Soft Thresholding and Pixel Weighting

Spatial quantization error arises in images that have been segmented using a hard threshold because each pixel in the segmented image can assume one of only two values, object (1) or background (0). When the number of possible pixel values in a segmented image increases, pixels in the segmented image can represent the object, the background, or the edge between the object and background.

Increasing the number of possible values for pixels in a segmented image is done by assigning pixel weights. A pixel weight is a number between 0 and 1.0 that indicates what the pixel represents. A pixel weight of 1.0 means the pixel is part of an object. A pixel weight of 0 means that the pixel is part of the background. A pixel weight between 0 and 1.0 means that the pixel is on the edge of an object.

When blob measures are computed using an image composed of weighted pixel values, measures such as area are computed by summing the pixel weights. When measures are computed based on pixel weights, the effects of spatial quantization error are greatly reduced. The following figure shows a simple 3x1 pixel blob. As the blob moves relative to the pixel grid, the total of the weights of the pixels that contain nonzero pixel values remains constant. This is the case even with the more complex shapes shown in the previous two figures.

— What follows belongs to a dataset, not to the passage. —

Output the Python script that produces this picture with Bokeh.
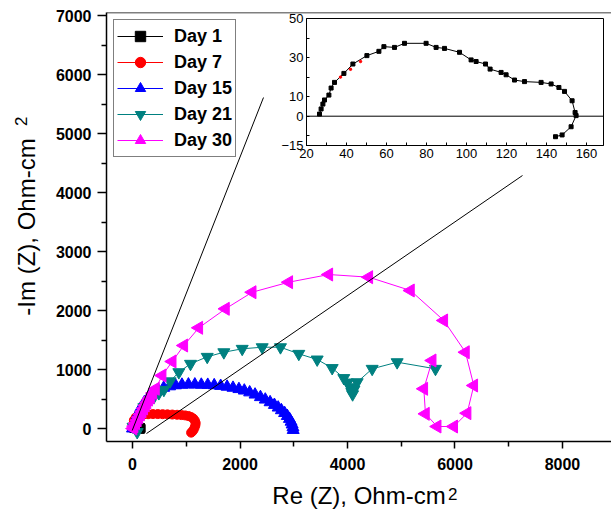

You convert a grey-scale image into an image segmented into weighted pixel values by supplying a soft binary threshold. Unlike a hard binary threshold, which consists of a single threshold value, a soft binary threshold consists of a range of threshold values. Pixels with values above the threshold range are assigned weights of 0 (background), pixels with values below the threshold range are assigned weights of 1 (object), and pixels with values within the threshold range are assigned weights between 0 and 1, typically in a linear manner. The following provides a graphical representation of a hard and soft binary threshold.

Note: The thresholds shown in the figure are appropriate for dark objects on a light background.